Afghanistan President Hamid Karzai's brazenly stolen reelection has drawn the ire of the U.S. foreign policy establishment and commentators concerned that Karzai's legitimacy problem could mar the entire mission in Afghanistan. Bending to international pressure, Karzai announced today that he would submit to a runoff vote to be held in November. The prospect of a runoff raised much speculation about the likelihood of a power shift in Kabul and its effect on American efforts. But last week, conservative foreign policy experts Richard Fontaine and John Nagl (Fontaine was a national security adviser for Sen. John McCain's presidential campaign), argued in the L.A. Times that we're overemphasizing the importance of Afghanistan's political leadership.

This is not to say that a stolen presidential election is meaningless.

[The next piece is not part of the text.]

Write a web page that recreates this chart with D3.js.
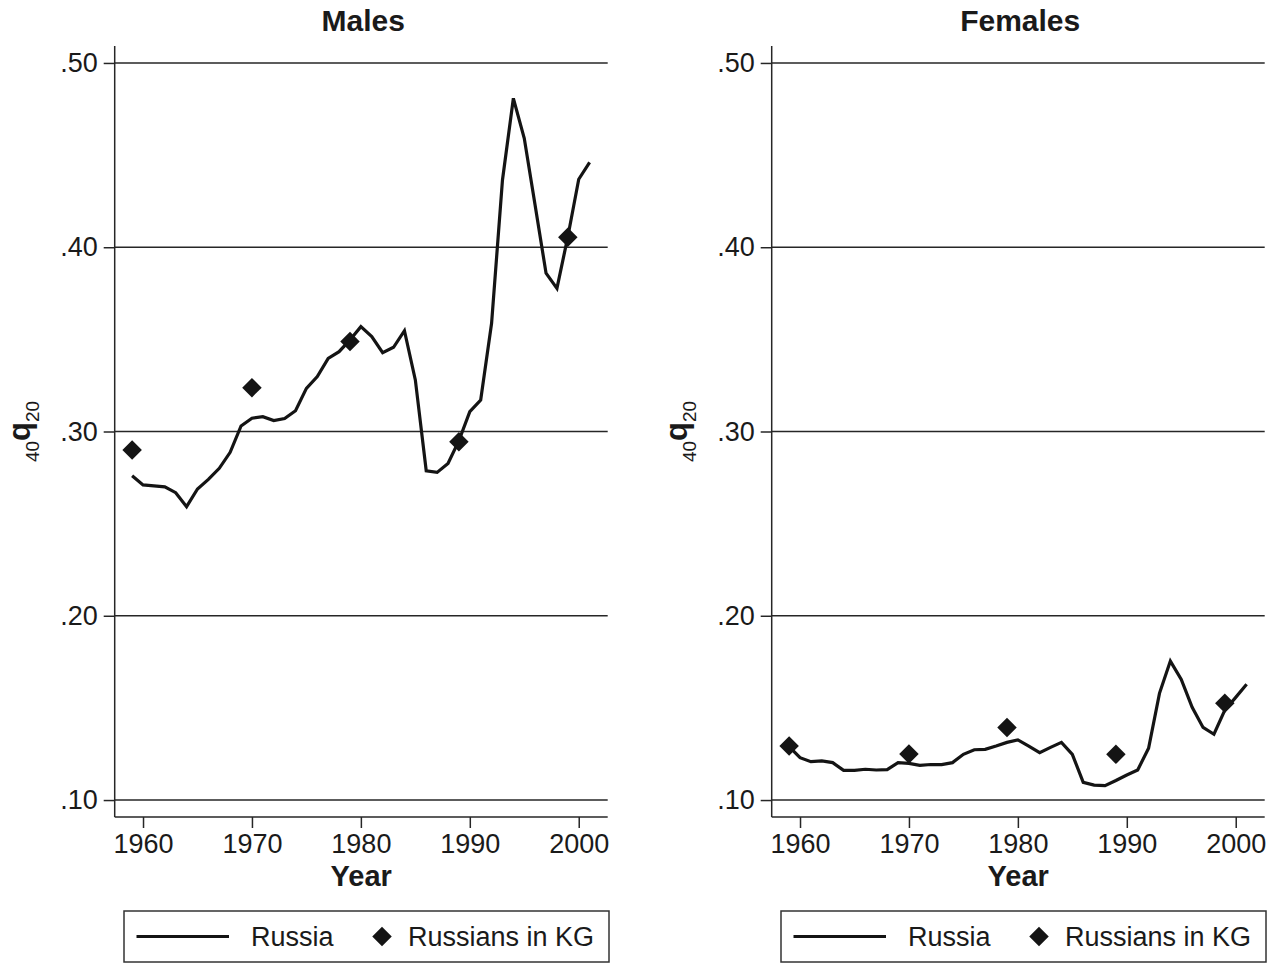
<!DOCTYPE html>
<html lang="en">
<head>
    <meta charset="UTF-8">
    <title>40q20 Russia vs Russians in KG</title>
    <style>
    html, body {
        margin: 0;
        padding: 0;
        background-color: white;
    }

    svg {
        display: block;
        font-family: "Liberation Sans", Arial, Helvetica, sans-serif;
    }

    .grid line {
        stroke: #262626;
        stroke-width: 1.5;
    }

    .axis path, .axis line {
        stroke: #262626;
        stroke-width: 1.5;
    }

    .title, .xlabel {
        font-weight: bold;
        fill: #1a1a1a;
    }
    </style>
    <script src="https://d3js.org/d3.v7.min.js"></script>
</head>
<body>
    <svg id="canvas"></svg>

    <script>
    // Data
    let years = d3.range(1959, 2002);
    let maleRussia = [
        0.276, 0.271, 0.2705, 0.270, 0.2668, 0.2592, 0.2688, 0.274, 0.280, 0.2887,
        0.303, 0.3072, 0.308, 0.3059, 0.307, 0.3113, 0.3234, 0.3298, 0.3397, 0.3433,
        0.3497, 0.3569, 0.3515, 0.3428, 0.3457, 0.3547, 0.328, 0.2787, 0.2778, 0.2827,
        0.295, 0.3108, 0.3171, 0.3587, 0.4365, 0.4808, 0.4591, 0.4226, 0.3859, 0.3777,
        0.4057, 0.4369, 0.4461
    ];
    let femaleRussia = [
        0.129, 0.123, 0.1208, 0.1212, 0.1203, 0.1161, 0.1161, 0.1167, 0.1163, 0.1165,
        0.1203, 0.1199, 0.1188, 0.1193, 0.1192, 0.1203, 0.1248, 0.1273, 0.1275, 0.1293,
        0.1313, 0.1326, 0.1293, 0.1257, 0.1286, 0.1313, 0.1248, 0.1096, 0.1081, 0.1078,
        0.1106, 0.1136, 0.1163, 0.1281, 0.1579, 0.1754, 0.1655, 0.1503, 0.1394, 0.1357,
        0.1488, 0.1557, 0.1628
    ];
    let kgYears = [1959, 1970, 1979, 1989, 1999];
    let maleKG = [0.290, 0.3238, 0.3488, 0.2945, 0.4054];
    let femaleKG = [0.1293, 0.125, 0.1394, 0.1248, 0.1525];

    let xTicks = [1960, 1970, 1980, 1990, 2000];
    let yTicks = [0.10, 0.20, 0.30, 0.40, 0.50];
    let panelTitles = ['Males', 'Females'];
    let legendLabels = ['Russia', 'Russians in KG'];

    // Layout
    let width = 1284;
    let height = 964;
    let plotTop = 46;
    let plotBottom = 817;
    let plotWidth = 493;
    let panelLefts = [114.7, 771.7];

    let svg = d3.select('#canvas')
        .attr('width', width)
        .attr('height', height);

    let diamond = d3.symbol().type(d3.symbolSquare).size(190);

    let drawPanel = (left, title, lineValues, kgValues) => {
        let xScale = d3.scaleLinear()
            .domain([1957.4, 2002.66])
            .range([left, left + plotWidth]);

        let yScale = d3.scaleLinear()
            .domain([0.0908, 0.5092])
            .range([plotBottom, plotTop]);

        let g = svg.append('g');

        // Gridlines
        g.append('g')
            .attr('class', 'grid')
            .selectAll('line')
            .data(yTicks)
            .enter()
            .append('line')
            .attr('x1', left)
            .attr('x2', left + plotWidth)
            .attr('y1', (d) => yScale(d))
            .attr('y2', (d) => yScale(d));

        // Axes
        let yAxis = d3.axisLeft(yScale)
            .tickValues(yTicks)
            .tickSize(11)
            .tickSizeOuter(0)
            .tickPadding(6)
            .tickFormat((d) => d3.format('.2f')(d).replace(/^0/, ''));

        let xAxis = d3.axisBottom(xScale)
            .tickValues(xTicks)
            .tickSize(11)
            .tickSizeOuter(0)
            .tickPadding(6)
            .tickFormat(d3.format('d'));

        g.append('g')
            .attr('class', 'axis')
            .attr('transform', 'translate(' + left + ', 0)')
            .call(yAxis)
            .call((a) => a.select('.domain').attr('d', 'M0,' + plotTop + 'V' + plotBottom));

        g.append('g')
            .attr('class', 'axis')
            .attr('transform', 'translate(0, ' + plotBottom + ')')
            .call(xAxis)
            .call((a) => a.select('.domain').attr('d', 'M' + left + ',0H' + (left + plotWidth)));

        g.selectAll('.axis text')
            .attr('fill', '#1a1a1a')
            .attr('font-family', null)
            .attr('font-size', null)
            .style('font-size', '27px');

        // Title
        g.append('text')
            .attr('class', 'title')
            .attr('x', left + plotWidth / 2 + 2)
            .attr('y', 31)
            .attr('text-anchor', 'middle')
            .style('font-size', '30px')
            .text(title);

        // X label
        g.append('text')
            .attr('class', 'xlabel')
            .attr('x', left + plotWidth / 2)
            .attr('y', 886)
            .attr('text-anchor', 'middle')
            .style('font-size', '29px')
            .text('Year');

        // Y label 40q20
        let ylab = g.append('text')
            .attr('transform', 'translate(' + (left - 84.5) + ', ' + ((plotTop + plotBottom) / 2) + ') rotate(-90)')
            .attr('text-anchor', 'middle')
            .attr('fill', '#1a1a1a');
        ylab.append('tspan').style('font-size', '19px').attr('dy', 9).text('40');
        ylab.append('tspan').style('font-size', '31px').style('font-weight', 'bold').attr('dy', -9).text('q');
        ylab.append('tspan').style('font-size', '19px').attr('dy', 9).text('20');

        // Russia line
        let line = d3.line()
            .x((d, i) => xScale(years[i]))
            .y((d) => yScale(d));

        g.append('path')
            .datum(lineValues)
            .attr('d', line)
            .attr('fill', 'none')
            .attr('stroke', '#141414')
            .attr('stroke-width', 3.2)
            .attr('stroke-linejoin', 'miter');

        // Russians in KG diamonds
        g.selectAll('.kg')
            .data(kgValues)
            .enter()
            .append('path')
            .attr('class', 'kg')
            .attr('d', diamond)
            .attr('fill', '#141414')
            .attr('transform', (d, i) => 'translate(' + xScale(kgYears[i]) + ', ' + yScale(d) + ') rotate(45)');

        // Legend
        let lg = g.append('g').attr('transform', 'translate(' + (left + 9.3) + ', 911)');
        lg.append('rect')
            .attr('width', 485)
            .attr('height', 51)
            .attr('fill', 'none')
            .attr('stroke', '#333')
            .attr('stroke-width', 1.5);
        lg.append('line')
            .attr('x1', 12.5)
            .attr('x2', 105)
            .attr('y1', 25.5)
            .attr('y2', 25.5)
            .attr('stroke', '#141414')
            .attr('stroke-width', 3.2);
        lg.append('text')
            .attr('x', 127)
            .attr('y', 35)
            .style('font-size', '27px')
            .attr('fill', '#1a1a1a')
            .text(legendLabels[0]);
        lg.append('path')
            .attr('d', diamond)
            .attr('fill', '#141414')
            .attr('transform', 'translate(258, 25.5) rotate(45)');
        lg.append('text')
            .attr('x', 284)
            .attr('y', 35)
            .style('font-size', '27px')
            .attr('fill', '#1a1a1a')
            .text(legendLabels[1]);
    };

    drawPanel(panelLefts[0], panelTitles[0], maleRussia, maleKG);
    drawPanel(panelLefts[1], panelTitles[1], femaleRussia, femaleKG);
    </script>
</body>
</html>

But our main goal should be helping the Afghan government work at the local level -- providing the marginal but tangible improvements in security, governance and prosperity that ordinary Afghans say they want, and stopping the corruption and abuses they personally contend with and resent.

Ironically, the greatest effect of Afghanistan's botched election may be felt outside the country -- reinforcing doubts in the United States and Europe about whether a corrupt Afghan government really deserves our help. But this misses the point. We are in Afghanistan because its takeover by the Taliban would be catastrophic for American national interests. The Taliban seeks to achieve that goal by exploiting any gaps it can find between the government and the people. Our task is to see clearly the causes for these gaps and take the steps necessary to close them.

With a weak Afghanistan government that exercises little control and has deep corruption problems, how much does the president even matter? Fontaine and Nagl's case for the importance of providing security before good government suggests that the biggest actor in Afghanistan politics remains the U.S. Unlike in Iran, where a stolen election was met with weeks of protests and violence, news of Karzai's fraud and acceptance of runoff election seems  to have had greater impact in Washington, D.C., than in Kabul. As Fontaine and Nagl note, Afghan grievances are with local government, not with the national government with which they rarely interact. "The inroads the Taliban has made mainly reflect the failures and abuses of the Afghan government at the local level, not transcendent grievances about ethnic or sectarian divides." That they made this argument a week ago, when it was less clear than it is today, underscores the column's prescience.